The 1,000-year-old pieces, which are about 10cm in length, date back to about AD 950.
The ornate oval brooches feature silver wire decorations and depictions of birds.
Manx National Heritage said the items filled in a “missing piece” of the island’s Viking history.
After being discovered in 2018, the items were sent to York Archaeological Trust for specialist conservation work before being returned to the island earlier this year.
Although brooches known to have been worn by Scandinavian men from the period have been found on the island, until now no brooches associated with women had been discovered.

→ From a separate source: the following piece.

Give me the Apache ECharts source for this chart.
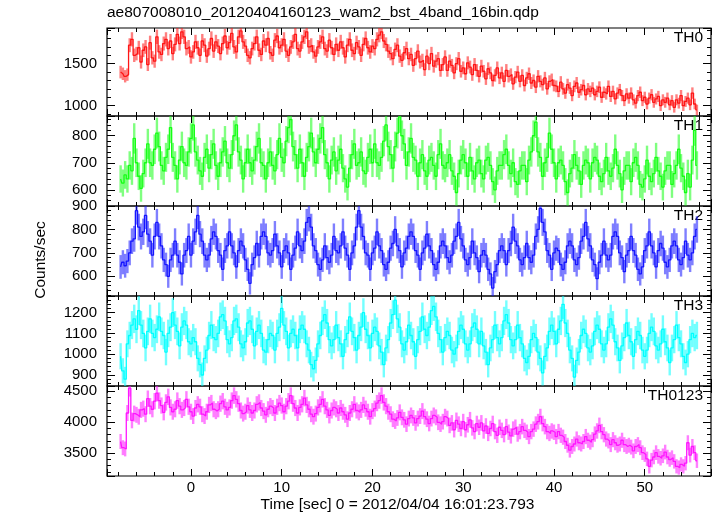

Curator of archaeology Allison Fox said the find filled in that gap in the island’s recording of the era.
She said: “These type of brooches have really been a bit of a missing piece of the jigsaw puzzle for Viking age history and archaeology in the Isle of Man.
“When there’s been a map of the Viking world that shows treasure or travel or trade or legacy the Isle of Man always has dots on it.
“But when there’s a map to show these brooches, there’s been no dots on the Isle of Man, which has been really odd.”
The items were found by Craig Evans and John Crowe in December 2018 and declared treasure at an inquest in July the following year.
Mr Evans said the pair “knew straight away that our discovery was very special”.
It was “very rewarding” that the items were now on display “for everyone to see and enjoy”, Mr Crowe added.
The brooches have been put on display in the Viking Gallery at the Manx Museum in Douglas.